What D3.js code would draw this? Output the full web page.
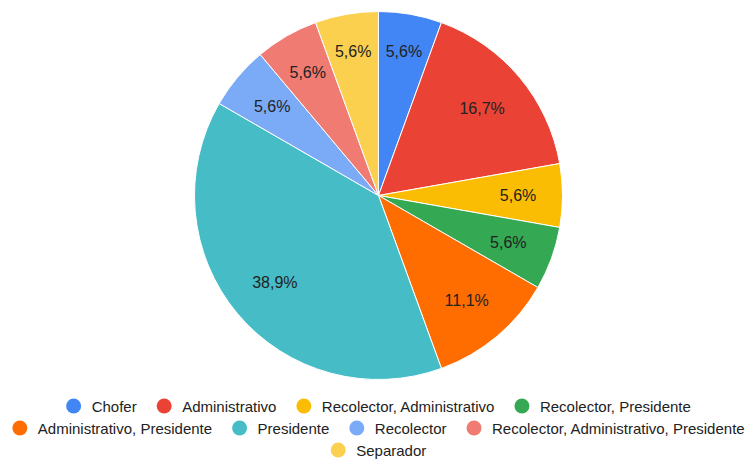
<!DOCTYPE html>
<html><head><meta charset="utf-8">
<script src="https://cdn.jsdelivr.net/npm/d3@7"></script>
<style>body{margin:0;background:#fff;}svg{display:block;font-family:"Liberation Sans",Arial,sans-serif;}</style>
</head><body>
<svg id="c" width="745" height="459"></svg>
<script>
const categories = ["Chofer","Administrativo","Recolector, Administrativo","Recolector, Presidente","Administrativo, Presidente","Presidente","Recolector","Recolector, Administrativo, Presidente","Separador"];
const values = [1,3,1,1,2,7,1,1,1];
const colors = ["#4285F4","#EA4335","#FBBC04","#34A853","#FF6D01","#46BDC6","#7BAAF7","#F07B72","#FCD04F"];

const W=745,H=459,cx=378.5,cy=195.5,R=184;
const svg=d3.select("#c");
const data=categories.map((c,i)=>({cat:c,v:values[i],col:colors[i]}));
const total=d3.sum(values);
const pie=d3.pie().value(d=>d.v).sort(null);
const arcs=pie(data);
const arc=d3.arc().innerRadius(0).outerRadius(R);
const g=svg.append("g").attr("transform",`translate(${cx},${cy})`);
g.selectAll("path").data(arcs).join("path").attr("d",arc).attr("fill",d=>d.data.col).attr("stroke","#fff").attr("stroke-width",1);
const fmt=v=>(v/total*100).toFixed(1).replace(".",",")+"%";
const lfs=16, D=R-26, hh=8;
const labels=g.selectAll("text").data(arcs).join("text")
 .attr("text-anchor","middle").attr("dominant-baseline","central")
 .attr("font-size",lfs).attr("fill","#222").text(d=>fmt(d.data.v));
labels.each(function(d){
  const hw=this.getComputedTextLength()/2;
  const a=(d.startAngle+d.endAngle)/2;
  const ux=Math.sin(a), uy=-Math.cos(a);
  const b=Math.abs(ux)*hw+Math.abs(uy)*hh;
  const c=hw*hw+hh*hh-D*D;
  const r=(-2*b+Math.sqrt(4*b*b-4*c))/2;
  d3.select(this).attr("transform",`translate(${ux*r},${uy*r})`);
});

// legend
const fs=15, cr=7.5, toff=18, gap=20, rowY=[406,428,450];
const meas=svg.append("text").attr("font-size",fs).attr("visibility","hidden");
const items=data.map(d=>{meas.text(d.cat);const tw=meas.node().getComputedTextLength();return {...d,w:cr+toff+tw};});
meas.remove();
const rows=[];let cur=[],cw=0;
items.forEach(it=>{const add=(cur.length?gap:0)+it.w;if(cur.length&&cw+add>W){rows.push(cur);cur=[it];cw=it.w;}else{cur.push(it);cw+=add;}});
if(cur.length)rows.push(cur);
const lg=svg.append("g");
rows.forEach((row,ri)=>{
  const rw=d3.sum(row,d=>d.w)+gap*(row.length-1);
  let x=cx-rw/2;
  row.forEach(it=>{
    lg.append("circle").attr("cx",x+cr).attr("cy",rowY[ri]).attr("r",cr).attr("fill",it.col);
    lg.append("text").attr("x",x+cr+toff).attr("y",rowY[ri]).attr("dominant-baseline","central").attr("font-size",fs).attr("fill","#222").text(it.cat);
    x+=it.w+gap;
  });
});
</script>
</body></html>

Set task -> Keep every word of the data as it is when you write it out, but drop the pictures.

Answer for this exercise ->
What D3.js code would draw this? Output the full web page.
<!DOCTYPE html>
<html><head><meta charset="utf-8">
<script src="https://cdn.jsdelivr.net/npm/d3@7"></script>
<style>body{margin:0;background:#fff;}svg{display:block;font-family:"Liberation Sans",Arial,sans-serif;}</style>
</head><body>
<svg id="c" width="745" height="459"></svg>
<script>
const categories = ["Chofer","Administrativo","Recolector, Administrativo","Recolector, Presidente","Administrativo, Presidente","Presidente","Recolector","Recolector, Administrativo, Presidente","Separador"];
const values = [1,3,1,1,2,7,1,1,1];
const colors = ["#4285F4","#EA4335","#FBBC04","#34A853","#FF6D01","#46BDC6","#7BAAF7","#F07B72","#FCD04F"];

const W=745,H=459,cx=378.5,cy=195.5,R=184;
const svg=d3.select("#c");
const data=categories.map((c,i)=>({cat:c,v:values[i],col:colors[i]}));
const total=d3.sum(values);
const pie=d3.pie().value(d=>d.v).sort(null);
const arcs=pie(data);
const arc=d3.arc().innerRadius(0).outerRadius(R);
const g=svg.append("g").attr("transform",`translate(${cx},${cy})`);
g.selectAll("path").data(arcs).join("path").attr("d",arc).attr("fill",d=>d.data.col).attr("stroke","#fff").attr("stroke-width",1);
const fmt=v=>(v/total*100).toFixed(1).replace(".",",")+"%";
const lfs=16, D=R-26, hh=8;
const labels=g.selectAll("text").data(arcs).join("text")
 .attr("text-anchor","middle").attr("dominant-baseline","central")
 .attr("font-size",lfs).attr("fill","#222").text(d=>fmt(d.data.v));
labels.each(function(d){
  const hw=this.getComputedTextLength()/2;
  const a=(d.startAngle+d.endAngle)/2;
  const ux=Math.sin(a), uy=-Math.cos(a);
  const b=Math.abs(ux)*hw+Math.abs(uy)*hh;
  const c=hw*hw+hh*hh-D*D;
  const r=(-2*b+Math.sqrt(4*b*b-4*c))/2;
  d3.select(this).attr("transform",`translate(${ux*r},${uy*r})`);
});

// legend
const fs=15, cr=7.5, toff=18, gap=20, rowY=[406,428,450];
const meas=svg.append("text").attr("font-size",fs).attr("visibility","hidden");
const items=data.map(d=>{meas.text(d.cat);const tw=meas.node().getComputedTextLength();return {...d,w:cr+toff+tw};});
meas.remove();
const rows=[];let cur=[],cw=0;
items.forEach(it=>{const add=(cur.length?gap:0)+it.w;if(cur.length&&cw+add>W){rows.push(cur);cur=[it];cw=it.w;}else{cur.push(it);cw+=add;}});
if(cur.length)rows.push(cur);
const lg=svg.append("g");
rows.forEach((row,ri)=>{
  const rw=d3.sum(row,d=>d.w)+gap*(row.length-1);
  let x=cx-rw/2;
  row.forEach(it=>{
    lg.append("circle").attr("cx",x+cr).attr("cy",rowY[ri]).attr("r",cr).attr("fill",it.col);
    lg.append("text").attr("x",x+cr+toff).attr("y",rowY[ri]).attr("dominant-baseline","central").attr("font-size",fs).attr("fill","#222").text(it.cat);
    x+=it.w+gap;
  });
});
</script>
</body></html>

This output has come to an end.